After receiving the confidential memorandum, the potential acquirer may then want to set up a conference call or physical meeting to talk with the owners and key executives. These initial calls and meetings serve as a way for both parties to get to know each other and answer any questions that may arise. Afterwards, initial negotiations, reverse due diligence, receipt of initial offer(s), renegotiation of salient items contained in the initial offer(s), evaluation of all offer(s), and selection of the transaction partner occurs. Again, the Preparation Phase is important because the seller will be armed with information about the going value for their business as well as typical transaction structures involved. It is important to note that this phase also includes negotiations of post-transaction employment terms as well as role definition within the acquired entity.

The Final Execution Phase

The illustration below is of the final sequential set of events in the process, The Final Execution Phase.

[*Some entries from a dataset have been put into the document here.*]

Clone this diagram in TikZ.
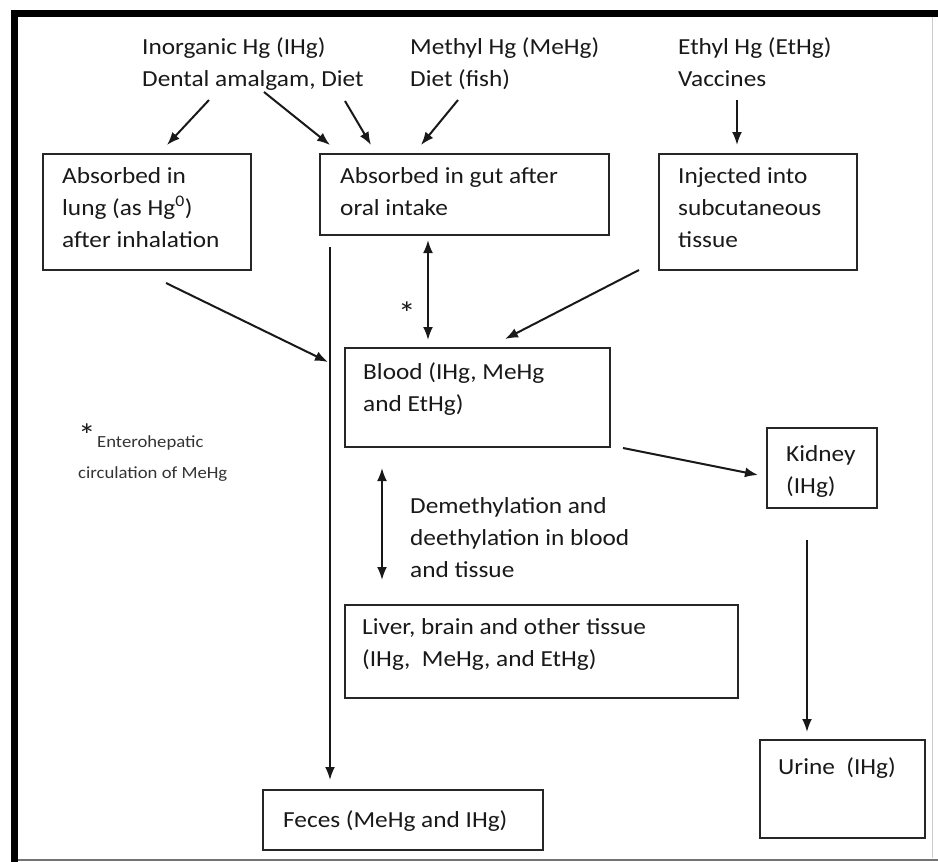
\documentclass[tikz,border=0pt]{standalone}
\usepackage{fontspec}
\setmainfont{Carlito}[FakeStretch=1.1]
\usetikzlibrary{arrows.meta,calc}

\begin{document}
\begin{tikzpicture}[x=1pt,y=-1pt,
  box/.style={draw=black!85, line width=2pt, rectangle, inner sep=0pt},
  lbl/.style={anchor=north west, inner sep=0pt, align=left, text=black!90,
    font=\fontsize{23}{32}\selectfont},
  small/.style={anchor=north west, inner sep=0pt, align=left, text=black!80,
    font=\fontsize{17}{22}\selectfont},
  starmark/.style={anchor=center, inner sep=0pt, text=black!90,
    font=\fontsize{32}{32}\selectfont},
  conn/.style={line width=2pt, draw=black!90, -{Latex[length=13pt,width=10pt]}},
  both/.style={line width=2pt, draw=black!90,
    {Latex[length=13pt,width=10pt]}-{Latex[length=13pt,width=10pt]}},
]
\useasboundingbox (0,0) rectangle (938,862);

% outer frame
\draw[line width=7pt, black] (14.5,862) -- (14.5,13.5) -- (938,13.5);
\draw[black!55, line width=2pt] (18,859.5) -- (938,859.5);
\draw[black!20, line width=1pt] (932.5,17) -- (932.5,858);

% sources of exposure
\node[lbl] (inorg) at (142,37) {Inorganic Hg (IHg)\\Dental amalgam, Diet};
\node[lbl] (methyl) at (410,37) {Methyl Hg (MeHg)\\Diet (fish)};
\node[lbl] (ethyl) at (678,37) {Ethyl Hg (EtHg)\\Vaccines};

% boxes
\node[box, minimum width=208pt, minimum height=116pt] (lung) at (147,212) {};
\node[box, minimum width=289pt, minimum height=81pt] (gut) at (464.5,194.5) {};
\node[box, minimum width=198pt, minimum height=116pt] (inj) at (758,212) {};
\node[box, minimum width=265pt, minimum height=99pt] (blood) at (477.5,397.5) {};
\node[box, minimum width=110pt, minimum height=80pt] (kidney) at (822,468) {};
\node[box, minimum width=393pt, minimum height=93pt] (liver) at (541.5,651.5) {};
\node[box, minimum width=165pt, minimum height=98pt] (urine) at (842.5,789) {};
\node[box, minimum width=280pt, minimum height=60pt] (feces) at (403,820) {};

% box texts
\node[lbl] (lungtxt) at (62,167) {Absorbed in\\lung (as Hg\textsuperscript{0})\\after inhalation};
\node[lbl] (guttxt) at (340,167) {Absorbed in gut after\\oral intake};
\node[lbl] (injtxt) at (678,167) {Injected into\\subcutaneous\\tissue};
\node[lbl] (bloodtxt) at (363,362) {Blood (IHg, MeHg\\and EtHg)};
\node[lbl] (kidneytxt) at (786,445) {Kidney\\(IHg)};
\node[lbl] (demeth) at (410,497) {Demethylation and\\deethylation in blood\\and tissue};
\node[lbl] (livertxt) at (362,618) {Liver, brain and other tissue\\(IHg,\ \ MeHg, and EtHg)};
\node[lbl] (urinetxt) at (778,757) {Urine\ \ (IHg)};
\node[lbl] (fecestxt) at (283,810) {Feces (MeHg and IHg)};

% footnote for the asterisk
\node[starmark] (star) at (407,313) {*};
\node[starmark] (legstar) at (87,435) {*};
\node[small] (legend1) at (97,435) {Enterohepatic};
\node[small] (legend2) at (78,466) {circulation of MeHg};

% arrow end points
\coordinate (inorgA) at (209,100);
\coordinate (lungIn) at (167,145);
\coordinate (inorgB) at (264,92);
\coordinate (gutInA) at (330,145);
\coordinate (inorgC) at (345,101);
\coordinate (gutInB) at (371,145);
\coordinate (methylA) at (458,100);
\coordinate (gutInC) at (421,145);
\coordinate (ethylA) at (737,100);
\coordinate (injIn) at (737,145);
\coordinate (lungOut) at (166,283);
\coordinate (fecesTop) at (330,247);
\coordinate (fecesIn) at (330,780);
\coordinate (lungEnd) at (328,362);
\coordinate (injOut) at (639,270);
\coordinate (bloodInR) at (505,339);
\coordinate (gutLow) at (428,240);
\coordinate (bloodTop) at (428,340);
\coordinate (bloodOut) at (623,448);
\coordinate (kidneyIn) at (758,475);
\coordinate (demethTop) at (382,468);
\coordinate (demethBot) at (382,580);
\coordinate (kidneyOut) at (807,540);
\coordinate (urineIn) at (807,732);

% connectors
\draw[conn] (inorgA) -- (lungIn);
\draw[conn] (inorgB) -- (gutInA);
\draw[conn] (inorgC) -- (gutInB);
\draw[conn] (methylA) -- (gutInC);
\draw[conn] (ethylA) -- (injIn);
\draw[conn] (fecesTop) -- (fecesIn);
\draw[conn] (lungOut) -- (lungEnd);
\draw[conn] (injOut) -- (bloodInR);
\draw[both] (gutLow) -- (bloodTop);
\draw[conn] (bloodOut) -- (kidneyIn);
\draw[both] (demethTop) -- (demethBot);
\draw[conn] (kidneyOut) -- (urineIn);
\end{tikzpicture}
\end{document}
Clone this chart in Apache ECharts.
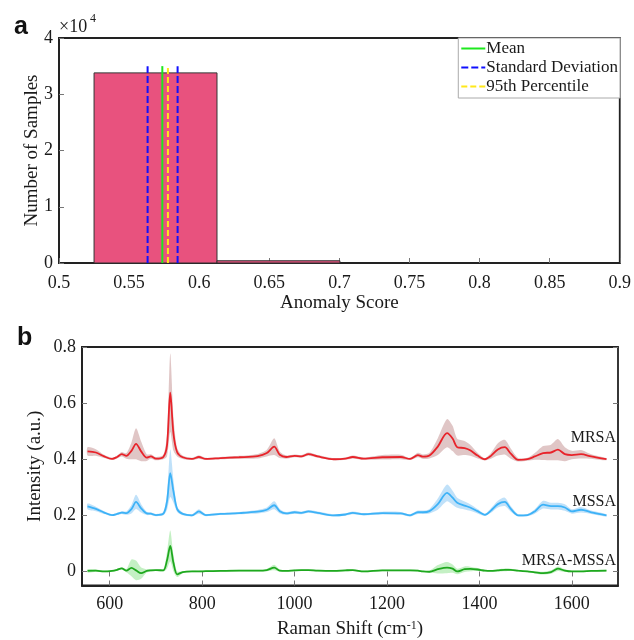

Key steps in the Final Execution Phase involve:

  • Execution of the Letter of Intent (LOI). The LOI is a non-binding document put together by a prospective acquirer that outlines general terms of a transaction subject to due diligence.
  • Preparation for and execution of legal, financial, operational, and regulatory due diligence.
  • Negotiations and drafting of all definitive contracts, schedules, and disclosures.
  • Closing of the transaction.

This phase is typically the most daunting out of the entire process as the number of professionals converging on the transaction increases and refinement of all deal terms are negotiated for the final time.

While the whole transaction process may seem intimidating, the rewards will be substantial to those who have a clear understanding of their objectives and are fully informed about the process. Preparation is key and even if one is not ready to sell now, being cognizant of the issues and factors involved will help to make the process smoother once it is undertaken in the future.